● REQUIRED TASK
Reproduce the listing word for word, leaving every picture behind.
=== MATERIAL FOR THE TASK ===
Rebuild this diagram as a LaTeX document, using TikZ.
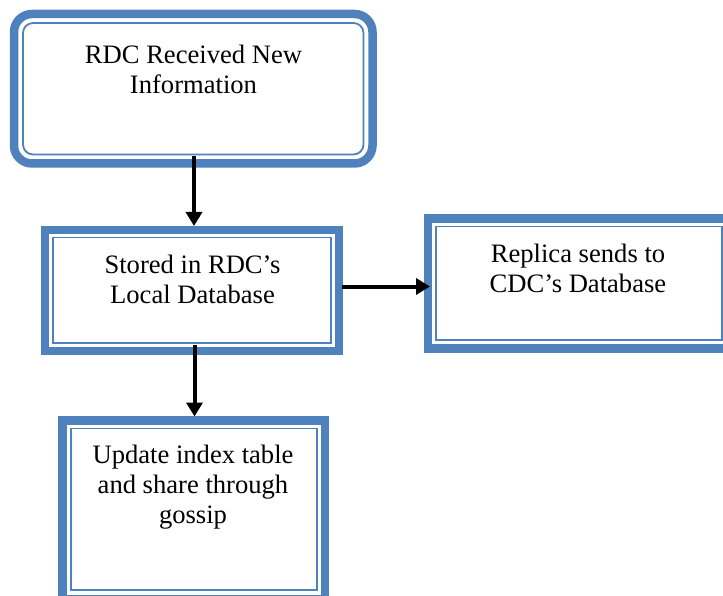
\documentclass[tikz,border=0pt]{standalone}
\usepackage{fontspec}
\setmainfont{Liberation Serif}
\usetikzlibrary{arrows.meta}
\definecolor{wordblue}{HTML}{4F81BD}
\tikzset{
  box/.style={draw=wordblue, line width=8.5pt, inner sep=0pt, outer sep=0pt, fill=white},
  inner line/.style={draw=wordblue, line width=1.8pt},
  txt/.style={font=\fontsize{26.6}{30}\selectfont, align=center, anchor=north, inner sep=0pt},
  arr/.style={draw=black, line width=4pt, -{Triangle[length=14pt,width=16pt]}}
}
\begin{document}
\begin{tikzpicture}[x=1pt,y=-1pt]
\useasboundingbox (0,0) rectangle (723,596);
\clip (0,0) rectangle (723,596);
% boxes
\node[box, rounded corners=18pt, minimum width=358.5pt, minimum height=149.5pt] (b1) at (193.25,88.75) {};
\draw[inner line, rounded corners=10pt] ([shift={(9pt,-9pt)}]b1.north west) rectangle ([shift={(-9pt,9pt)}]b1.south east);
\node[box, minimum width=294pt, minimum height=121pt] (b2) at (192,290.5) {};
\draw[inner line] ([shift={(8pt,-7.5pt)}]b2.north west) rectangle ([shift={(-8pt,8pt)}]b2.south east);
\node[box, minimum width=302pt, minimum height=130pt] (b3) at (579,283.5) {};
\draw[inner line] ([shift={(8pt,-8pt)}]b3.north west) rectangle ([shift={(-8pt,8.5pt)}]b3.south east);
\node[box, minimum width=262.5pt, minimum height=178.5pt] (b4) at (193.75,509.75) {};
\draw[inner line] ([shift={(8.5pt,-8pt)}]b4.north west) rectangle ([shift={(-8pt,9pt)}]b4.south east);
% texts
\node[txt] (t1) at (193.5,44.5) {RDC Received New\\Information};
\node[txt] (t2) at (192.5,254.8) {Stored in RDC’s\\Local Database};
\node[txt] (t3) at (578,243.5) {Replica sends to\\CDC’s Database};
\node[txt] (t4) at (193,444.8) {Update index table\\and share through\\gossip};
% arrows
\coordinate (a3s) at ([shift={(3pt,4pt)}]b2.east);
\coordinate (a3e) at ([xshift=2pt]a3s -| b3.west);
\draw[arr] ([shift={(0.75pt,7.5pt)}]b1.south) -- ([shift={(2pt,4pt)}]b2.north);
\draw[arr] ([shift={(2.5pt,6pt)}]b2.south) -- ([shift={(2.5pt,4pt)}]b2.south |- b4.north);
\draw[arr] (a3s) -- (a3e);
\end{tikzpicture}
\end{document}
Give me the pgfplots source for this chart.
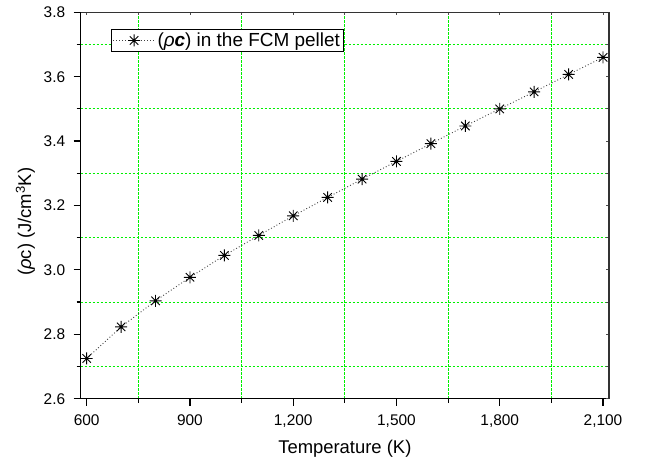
===
● RESULT FOR THIS EXERCISE
Rebuild this diagram as a LaTeX document, using TikZ.
\documentclass[tikz,border=0pt]{standalone}
\usepackage{fontspec}
\setmainfont{Liberation Serif}
\usetikzlibrary{arrows.meta}
\definecolor{wordblue}{HTML}{4F81BD}
\tikzset{
  box/.style={draw=wordblue, line width=8.5pt, inner sep=0pt, outer sep=0pt, fill=white},
  inner line/.style={draw=wordblue, line width=1.8pt},
  txt/.style={font=\fontsize{26.6}{30}\selectfont, align=center, anchor=north, inner sep=0pt},
  arr/.style={draw=black, line width=4pt, -{Triangle[length=14pt,width=16pt]}}
}
\begin{document}
\begin{tikzpicture}[x=1pt,y=-1pt]
\useasboundingbox (0,0) rectangle (723,596);
\clip (0,0) rectangle (723,596);
% boxes
\node[box, rounded corners=18pt, minimum width=358.5pt, minimum height=149.5pt] (b1) at (193.25,88.75) {};
\draw[inner line, rounded corners=10pt] ([shift={(9pt,-9pt)}]b1.north west) rectangle ([shift={(-9pt,9pt)}]b1.south east);
\node[box, minimum width=294pt, minimum height=121pt] (b2) at (192,290.5) {};
\draw[inner line] ([shift={(8pt,-7.5pt)}]b2.north west) rectangle ([shift={(-8pt,8pt)}]b2.south east);
\node[box, minimum width=302pt, minimum height=130pt] (b3) at (579,283.5) {};
\draw[inner line] ([shift={(8pt,-8pt)}]b3.north west) rectangle ([shift={(-8pt,8.5pt)}]b3.south east);
\node[box, minimum width=262.5pt, minimum height=178.5pt] (b4) at (193.75,509.75) {};
\draw[inner line] ([shift={(8.5pt,-8pt)}]b4.north west) rectangle ([shift={(-8pt,9pt)}]b4.south east);
% texts
\node[txt] (t1) at (193.5,44.5) {RDC Received New\\Information};
\node[txt] (t2) at (192.5,254.8) {Stored in RDC’s\\Local Database};
\node[txt] (t3) at (578,243.5) {Replica sends to\\CDC’s Database};
\node[txt] (t4) at (193,444.8) {Update index table\\and share through\\gossip};
% arrows
\coordinate (a3s) at ([shift={(3pt,4pt)}]b2.east);
\coordinate (a3e) at ([xshift=2pt]a3s -| b3.west);
\draw[arr] ([shift={(0.75pt,7.5pt)}]b1.south) -- ([shift={(2pt,4pt)}]b2.north);
\draw[arr] ([shift={(2.5pt,6pt)}]b2.south) -- ([shift={(2.5pt,4pt)}]b2.south |- b4.north);
\draw[arr] (a3s) -- (a3e);
\end{tikzpicture}
\end{document}
Give me the pgfplots source for this chart.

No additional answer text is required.